I am getting really excited about the "Where The Wild Things Are" film coming up soon, and the companion renvisioning novel "The Wild Things" by Dave Eggers.
Me and Shimmer are doing very fine. It has been about a year and a month since we got back together, and though we have had a few bumps (and some cliff dives), we are very happy and have many happy plans for the future.
I know no one reads this, and even if someone does, it's because I told them to read it. Othewise, this would be an unknown little corner of the web that no one would care about. And I love that.
Shahid
Author: Shahid /My name is Shahid, and I am the author of The Book of Drippy. This blog is nothing more than spontaneous, gapped and frequently unkempt rantings of a soul, just floating along in life, looking for meaning.
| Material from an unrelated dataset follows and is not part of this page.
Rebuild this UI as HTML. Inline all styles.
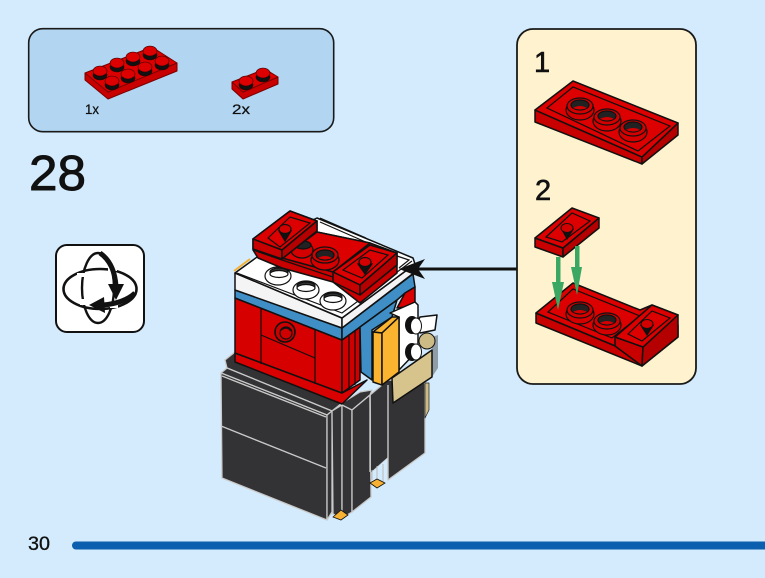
<!DOCTYPE html>
<html><head><meta charset="utf-8"><style>
html,body{margin:0;padding:0;background:#d3ebfc}
svg{display:block}
text{font-family:"Liberation Sans",sans-serif;fill:#111}
.k{stroke:#111;stroke-width:1.5;stroke-linejoin:round}
.r{fill:#dc0000}.d{fill:#c80000}.m{fill:#b40000}
.l{fill:none;stroke:#111;stroke-width:1.2}
.g{fill:none;stroke:#c8c8c8;stroke-width:1.4}
.dk{fill:#333335}
</style></head><body>
<svg width="765" height="578" viewBox="0 0 765 578" xmlns="http://www.w3.org/2000/svg">
<rect width="765" height="578" fill="#d3ebfc"/>
<!-- parts panel -->
<rect x="28.7" y="28.7" width="305" height="103" rx="14" fill="#b2d6f2" stroke="#1a1a1a" stroke-width="1.6"/>
<g stroke="#7a0000" stroke-width="1" stroke-linejoin="round">
<polygon class="d" points="85,73 108,92 177,63 177,71 108,99 85,80"/>
<polygon class="r" points="85,73 152,47 177,63 108,92"/>
</g>
<g stroke="#300" stroke-width=".6">
<ellipse cx="100" cy="75" rx="7" ry="5" fill="#111"/><ellipse cx="100" cy="71" rx="7" ry="5" fill="#dd0000"/>
<ellipse cx="117" cy="67" rx="7" ry="5" fill="#111"/><ellipse cx="117" cy="63" rx="7" ry="5" fill="#dd0000"/>
<ellipse cx="133" cy="61" rx="7" ry="5" fill="#111"/><ellipse cx="133" cy="57" rx="7" ry="5" fill="#dd0000"/>
<ellipse cx="150" cy="55" rx="7" ry="5" fill="#111"/><ellipse cx="150" cy="51" rx="7" ry="5" fill="#dd0000"/>
<ellipse cx="112" cy="85" rx="7" ry="5" fill="#111"/><ellipse cx="112" cy="81" rx="7" ry="5" fill="#dd0000"/>
<ellipse cx="128" cy="78" rx="7" ry="5" fill="#111"/><ellipse cx="128" cy="74" rx="7" ry="5" fill="#dd0000"/>
<ellipse cx="145" cy="71" rx="7" ry="5" fill="#111"/><ellipse cx="145" cy="67" rx="7" ry="5" fill="#dd0000"/>
<ellipse cx="162" cy="65" rx="7" ry="5" fill="#111"/><ellipse cx="162" cy="61" rx="7" ry="5" fill="#dd0000"/>
</g>
<g stroke="#7a0000" stroke-width="1" stroke-linejoin="round">
<polygon class="d" points="232,82 243,92 278,77 278,84 243,99 232,89"/>
<polygon class="r" points="232,82 265,69 278,77 243,92"/>
</g>
<g stroke="#300" stroke-width=".6">
<ellipse cx="246" cy="85" rx="7" ry="5" fill="#111"/><ellipse cx="246" cy="81" rx="7" ry="5" fill="#dd0000"/>
<ellipse cx="263" cy="77" rx="7" ry="5" fill="#111"/><ellipse cx="263" cy="73" rx="7" ry="5" fill="#dd0000"/>
</g>
<text x="85" y="114" font-size="14" textLength="14" lengthAdjust="spacingAndGlyphs" stroke="#111" stroke-width=".25">1x</text>
<text x="232" y="114" font-size="14" textLength="18" lengthAdjust="spacingAndGlyphs" stroke="#111" stroke-width=".25">2x</text>
<text x="29" y="190" font-size="49" textLength="57" lengthAdjust="spacingAndGlyphs" stroke="#111" stroke-width=".9">28</text>
<!-- rotate icon -->
<rect x="56" y="245" width="88" height="87" rx="11" fill="#fff" stroke="#111" stroke-width="2"/>
<ellipse cx="100" cy="289" rx="36.5" ry="20" fill="none" stroke="#111" stroke-width="2.6"/>
<ellipse cx="98" cy="288" rx="16" ry="35" fill="none" stroke="#111" stroke-width="2.4"/>
<g fill="#fff">
<rect x="77" y="273" width="9" height="4"/>
<rect x="80" y="299" width="8" height="6"/>
<rect x="110" y="302" width="8" height="6"/>
<rect x="108" y="266" width="9" height="5"/>
</g>
<path d="M100,253 C110,260 115,272 116,286" fill="none" stroke="#111" stroke-width="5"/>
<polygon points="108,284 124,284 116,300" fill="#111"/>
<path d="M135,293 C128,300 116,304 103,305" fill="none" stroke="#111" stroke-width="5"/>
<polygon points="104,297 105,313 89,305" fill="#111"/>
<!-- main model: base -->
<g stroke="#c9c9c9" stroke-width="1.3" stroke-linejoin="round">
<polygon class="dk" points="370,395 388,380 425,383 425,453 388,480 388,457 371,472"/>
<polygon points="425,383 429,383 429,410 425,418" fill="#cdbb86" stroke="#222" stroke-width=".7"/>
<polygon class="dk" points="225,360 235,352 342,403 332,411 227,368"/>
<polygon class="dk" points="342,403 360,392 372,390 370,395 352,410 342,412"/>
<polygon class="dk" points="221,373 227,368 332,411 327,415"/>
<polygon class="dk" points="221,373 327,415 327,520 222,478"/>
<polygon class="dk" points="327,415 332,411 332,512 327,520"/>
<polygon class="dk" points="332,411 342,405 342,518 333,514"/>
<polygon class="dk" points="342,405 352,410 352,512 342,518"/>
<polygon class="dk" points="352,410 370,395 371,497 352,512"/>
</g>
<path class="dk" d="M371,398 L388,384 L424,384 L424,452 L388,478 L388,457 L371,472 Z"/>
<path class="g" d="M221,426 L326,468 M222,376 L326,417 M388,385 L388,478 M370,395 L370,472"/>
<g stroke="#bbb" stroke-width="1"><path d="M372,470 V480 M377,466 V480 M383,464 V482" fill="none"/></g>
<polygon points="370,483 377,479 385,483 377,488" fill="#f7b133" stroke="#111" stroke-width=".8"/>
<polygon points="333,517 341,510 348,515 341,520" fill="#f7b133" stroke="#111" stroke-width=".8"/>
<!-- red body -->
<g class="k">
<polygon points="235,353 342,393 367,380 342,404 235,362" fill="#d80000"/>
<polygon points="235,298 342,340 342,393 235,353" fill="#d60000"/>
<polygon points="342,340 360,327 360,380 342,393" fill="#d00000"/>
</g>
<path class="l" d="M261,309 V364 M315,330 V384 M261,335 L315,358 M349,336 V390 M355,331 V385" stroke-width="1.4"/>
<ellipse cx="285" cy="332" rx="10" ry="10" fill="#c80000" stroke="#111" stroke-width="1.6"/>
<ellipse cx="286" cy="333" rx="6" ry="6" fill="#d00000" stroke="#111" stroke-width="1.2"/>
<path d="M281,330 A6,6 0 0 1 291,331" fill="none" stroke="#111" stroke-width="2"/>
<!-- blue -->
<g class="k">
<polygon points="235,290 342,328 342,340 235,298" fill="#3f8fc6"/>
<polygon points="342,328 413,274 415,287 405,293 397,300 360,327 342,340" fill="#3f8fc6"/>
<polygon points="360,327 397,300 392,317 372,330 372,380 361,372" fill="#3f8fc6"/>
<polygon points="405,293 415,287 415,306 397,308" fill="#d80000"/>
</g>
<!-- gold & white bricks -->
<g class="k">
<polygon points="390,313 415,302 418,305 418,350 399,370 399,317" fill="#fff"/>
<polygon points="420,317 437,315 435,330 420,333 416,325" fill="#fff"/>
</g>
<ellipse cx="412" cy="325" rx="7" ry="9" fill="#111"/><ellipse cx="416" cy="326" rx="5.5" ry="8" fill="#fff" stroke="#111"/>
<ellipse cx="412" cy="352" rx="7" ry="9" fill="#111"/><ellipse cx="416" cy="352" rx="5.5" ry="8" fill="#fff" stroke="#111"/>
<polygon points="432,337 438,335 438,368 432,377" fill="#8f9ea6"/>
<ellipse cx="427" cy="341" rx="8" ry="8" fill="#cdbb86" stroke="#111"/>
<g class="k">
<polygon points="373,332 392,317 399,317 382,333" fill="#fbb430"/>
<polygon points="373,332 382,333 382,385 373,382" fill="#fbb430"/>
<polygon points="382,333 399,317 399,372 382,385" fill="#fbb430"/>
<polygon points="392,378 432,350 432,377 393,403" fill="#d6c48c"/>
</g>
<!-- white top -->
<g class="k">
<polygon points="235,273 342,318 342,328 235,290" fill="#f4f4f4"/>
<polygon points="342,318 415,264 415,272 342,328" fill="#f4f4f4"/>
<polygon points="235,273 300,226 317,218 413,258 415,264 342,318" fill="#fff"/>
</g>
<path class="l" d="M237,273 L342,313 L412,261 M320,222 L368,243 M320,218 L366,238 M397,256 L409,260 L399,268"/>
<path d="M234,271 L250,259" stroke="#f7b133" stroke-width="2"/>
<g stroke="#111" stroke-width="1.2" fill="#fff">
<ellipse cx="278" cy="276" rx="13" ry="9"/><ellipse cx="279" cy="272" rx="9" ry="4" fill="#333"/><ellipse cx="279" cy="274" rx="9" ry="3.5"/>
<ellipse cx="306" cy="290" rx="13" ry="9"/><ellipse cx="306" cy="286" rx="9" ry="4" fill="#333"/><ellipse cx="306" cy="288" rx="9" ry="3.5"/>
<ellipse cx="333" cy="301" rx="13" ry="9"/><ellipse cx="333" cy="297" rx="9" ry="4" fill="#333"/><ellipse cx="333" cy="299" rx="9" ry="3.5"/>
</g>
<!-- red top -->
<polygon class="k d" points="253,239 290,211 317,221 317,232 370,243 397,253 397,273 360,303 333,282 282,268 258,258 253,250"/>
<path class="l" d="M253,250 L282,260 L333,277 L360,293 L397,262" stroke-width="1.3"/>
<polygon class="k r" points="282,258 317,232 370,243 333,272"/>
<g stroke="#111" stroke-width="1.3">
<ellipse cx="302" cy="250" rx="11" ry="8" fill="#d40000"/><ellipse cx="303" cy="245" rx="8" ry="4" fill="#222"/>
<ellipse cx="325" cy="260" rx="14" ry="10" fill="#d40000"/><ellipse cx="325" cy="255" rx="13" ry="8" fill="#d40000"/><ellipse cx="325" cy="255" rx="9" ry="5" fill="#222"/><path d="M318,258 Q325,254 332,258 Q325,261 318,258Z" fill="#d40000" stroke="none"/>
</g>
<g class="k">
<polygon class="r" points="333,272 370,245 397,253 360,285"/>
<polygon class="d" points="333,272 360,285 360,295 333,282"/>
<polygon class="m" points="360,285 397,253 397,265 360,295"/>
<polygon class="r" points="253,239 290,211 317,221 282,250"/>
<polygon class="d" points="253,239 282,250 282,259 253,249"/>
<polygon class="m" points="282,250 317,221 317,231 282,259"/>
</g>
<path class="l" d="M268,238 L290,217 L310,223 L280,247 Z M343,270 L370,250 L388,255 L362,278 Z"/>
<g stroke="#111" stroke-width="1.2">
<polygon points="279,231 291,231 285,241" fill="#111"/><ellipse cx="285" cy="229" rx="6" ry="4.5" fill="#d40000"/>
<polygon points="358,264 372,264 365,274" fill="#111"/><ellipse cx="365" cy="262" rx="6" ry="4.5" fill="#d40000"/>
</g>
<!-- arrow -->
<rect x="418" y="267.5" width="100" height="3" fill="#111"/>
<polygon points="399,269 425,259 418,269 425,279" fill="#111"/>
<!-- callout -->
<rect x="517" y="29" width="179" height="355" rx="16" fill="#fef3ce" stroke="#1a1a1a" stroke-width="1.8"/>
<text x="534" y="72" font-size="29" stroke="#111" stroke-width=".6">1</text>
<text x="535" y="200" font-size="29" stroke="#111" stroke-width=".6">2</text>
<g class="k">
<polygon class="d" points="535,110 642,157 642,164 535,122"/>
<polygon class="m" points="642,157 678,123 678,135 642,164"/>
<polygon class="r" points="535,110 573,81 678,123 642,157"/>
</g>
<path class="l" d="M547,108 L573,87 L670,126 L638,151 Z" stroke-width="1.1"/>
<g stroke="#111" stroke-width="1.2">
<ellipse cx="580" cy="110" rx="14" ry="10" fill="#d40000"/><ellipse cx="580" cy="106" rx="13" ry="8" fill="#d40000"/><ellipse cx="580" cy="105" rx="9" ry="5" fill="#222"/><path d="M573,108 Q580,104 587,108 Q580,111 573,108Z" fill="#d40000" stroke="none"/>
<ellipse cx="607" cy="121" rx="14" ry="10" fill="#d40000"/><ellipse cx="607" cy="117" rx="13" ry="8" fill="#d40000"/><ellipse cx="607" cy="116" rx="9" ry="5" fill="#222"/><path d="M600,119 Q607,115 614,119 Q607,122 600,119Z" fill="#d40000" stroke="none"/>
<ellipse cx="633" cy="132" rx="14" ry="10" fill="#d40000"/><ellipse cx="633" cy="128" rx="13" ry="8" fill="#d40000"/><ellipse cx="633" cy="127" rx="9" ry="5" fill="#222"/><path d="M626,130 Q633,126 640,130 Q633,133 626,130Z" fill="#d40000" stroke="none"/>
</g>
<!-- step 2 lower -->
<g class="k">
<polygon class="d" points="536,313 642,357 642,366 536,323"/>
<polygon class="m" points="642,357 678,325 678,337 642,366"/>
<polygon class="r" points="536,313 573,283 640,310 652,305 678,315 642,357"/>
</g>
<path class="l" d="M548,312 L573,289 L640,316 L612,338 Z" stroke-width="1.1"/>
<g stroke="#111" stroke-width="1.2">
<ellipse cx="580" cy="314" rx="14" ry="10" fill="#d40000"/><ellipse cx="580" cy="310" rx="13" ry="8" fill="#d40000"/><ellipse cx="580" cy="309" rx="9" ry="5" fill="#222"/><path d="M573,312 Q580,308 587,312 Q580,315 573,312Z" fill="#d40000" stroke="none"/>
<ellipse cx="607" cy="325" rx="14" ry="10" fill="#d40000"/><ellipse cx="607" cy="321" rx="13" ry="8" fill="#d40000"/><ellipse cx="607" cy="320" rx="9" ry="5" fill="#222"/><path d="M600,323 Q607,319 614,323 Q607,326 600,323Z" fill="#d40000" stroke="none"/>
</g>
<g class="k">
<polygon class="d" points="615,337 643,347 642,366 615,346"/>
<polygon class="m" points="643,347 678,315 678,337 642,366"/>
<polygon class="r" points="615,337 652,305 678,315 643,347"/>
</g>
<path class="l" d="M628,334 L652,311 L670,318 L642,341 Z" stroke-width="1.1"/>
<polygon points="640,325 654,325 647,336" fill="#111"/>
<ellipse cx="647" cy="324" rx="6" ry="4.5" fill="#d40000" stroke="#111"/>
<!-- step 2 small -->
<g class="k">
<polygon class="d" points="535,238 563,248 563,257 535,247"/>
<polygon class="m" points="563,248 599,218 599,228 563,257"/>
<polygon class="r" points="535,238 572,208 599,218 563,248"/>
</g>
<path class="l" d="M546,237 L572,213 L590,221 L562,242 Z" stroke-width="1.1"/>
<polygon points="561,229 574,229 567,240" fill="#111"/>
<ellipse cx="567" cy="228" rx="6" ry="4.5" fill="#d40000" stroke="#111"/>
<!-- green arrows -->
<g fill="#3aa862">
<rect x="556" y="257" width="4.5" height="26"/>
<polygon points="552,282 564,282 558,310"/>
<rect x="575" y="246" width="4.5" height="26"/>
<polygon points="571,267 582,267 577,295"/>
</g>
<!-- footer -->
<text x="28" y="550" font-size="19" textLength="22" lengthAdjust="spacingAndGlyphs" stroke="#111" stroke-width=".3">30</text>
<path d="M76,545.5 H765" stroke="#0a5fae" stroke-width="8" stroke-linecap="round"/>
</svg>
</body></html>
The reason I stated the above is because, though this is still The Book of Drippy, I am no longer who I was when I began it, though it shall continue under the same name.
To keep you up to date (whoever you may be), I am currently going to Roane State Community College in Tennessee. I am a proud, believing and practicing Muslim. I think this is sufficient knowledge for now.
The Birth of Seth til Now.
Author: Shahid /I have not written many things in quite a long time, and what I have written is either poems, which are on my myspace, or journal entries, which I have been hand writing.
My handwritten journal, I have handmade from poster board, paint, nails, hemp, and beads. I have dubbed it Seth, and I associate it as somewhat of a entrance into my soul, and what spews onto the pages are things going and coming from my soul.
I will try and write things in both Seth, and The Book of Drippy, from now on. The difference being, The Book of Drippy containing things I don't mind being published, but Seth contains deeply personal things.